A controller in Seattle was suspended Monday for falling asleep. The FAA reported that that controller already faced punishment for falling asleep on two other occasions.
Two weeks ago, two controllers in Lubbock, Texas, were suspended after failed handoffs.
Last month at Washington’s Regan National Airport, two jetliners landed without tower assistance after the traffic supervisor fell asleep.
An investigation by the FAA brought to light in February an air traffic controller was sleeping during the midnight shift at McGhee Tyson Airport in Knoxville, Tenn.
The Federal Aviation Administration announced immediate changes in response to the continued problems.

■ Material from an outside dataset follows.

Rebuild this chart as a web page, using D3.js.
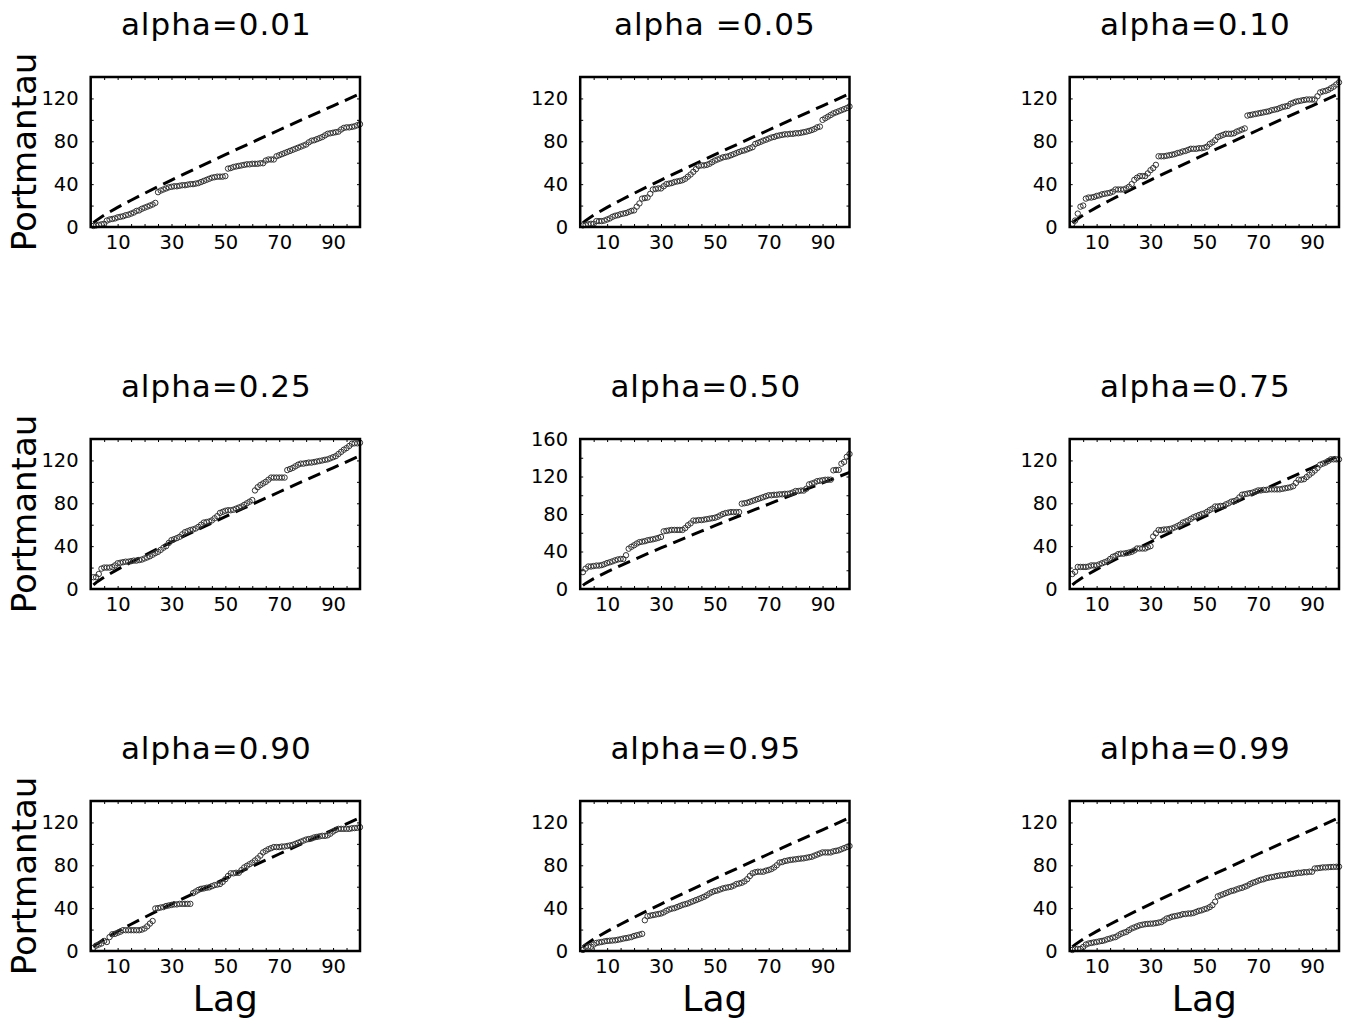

“[E]ffective immediately the FAA will place an additional air traffic controller on the midnight shift at 27 control towers around the country that are currently staffed with only one controller during that time,” Transportation Secretary Ray LaHood and Federal Aviation Administration (FAA) Administrator Randy Babbitt announced in a press release.
In the same statement, LaHood expressed outrage over the incidents, saying. “The American public trusts us to run a safe system. Safety is our No. 1 priority and I am committed to working 24/7 until these problems are corrected.”
However, the National Air Traffic Controllers Association has long warned against putting controllers alone on shifts and assigning tiring work schedules.
“NATCA has long been outspoken in its opposition to one-person staffing on any shift,” the organization stated in response to the news that the FAA will add controllers. “In fact, the NATCA membership, in its strong commitment to aviation safety, adopted language in its formal constitution nearly 20 years ago opposing one-person staffing on a shift. That language remains in effect today.”
The NATCA goes on to say that the current administration has ” inherited an unsafe policy of staffing to budget instead of putting safety first.”
While the recent problems with sleeping air traffic controllers is indeed shocking and outrageous, the true problem lies not with a handful of bad employees but with a system that fails to put safety first. Although both science and common sense tell us that putting a single, sleep-deprived person in charge of the safety of others is unwise, policy allowed it and the budget encouraged it.
Fortunately, none of the recent incidents ended in disaster. That has not always been the case. In August of 2006, 49 people died after Comair Flight 191 crashed in Lexington, Ky. According to the NATCA, there was only one controller on duty at the time handling multiple responsibilities.
As the NATCA said quite clearly: “One-person shifts are unsafe. Period.”
It seems as if, finally, someone is starting to listen.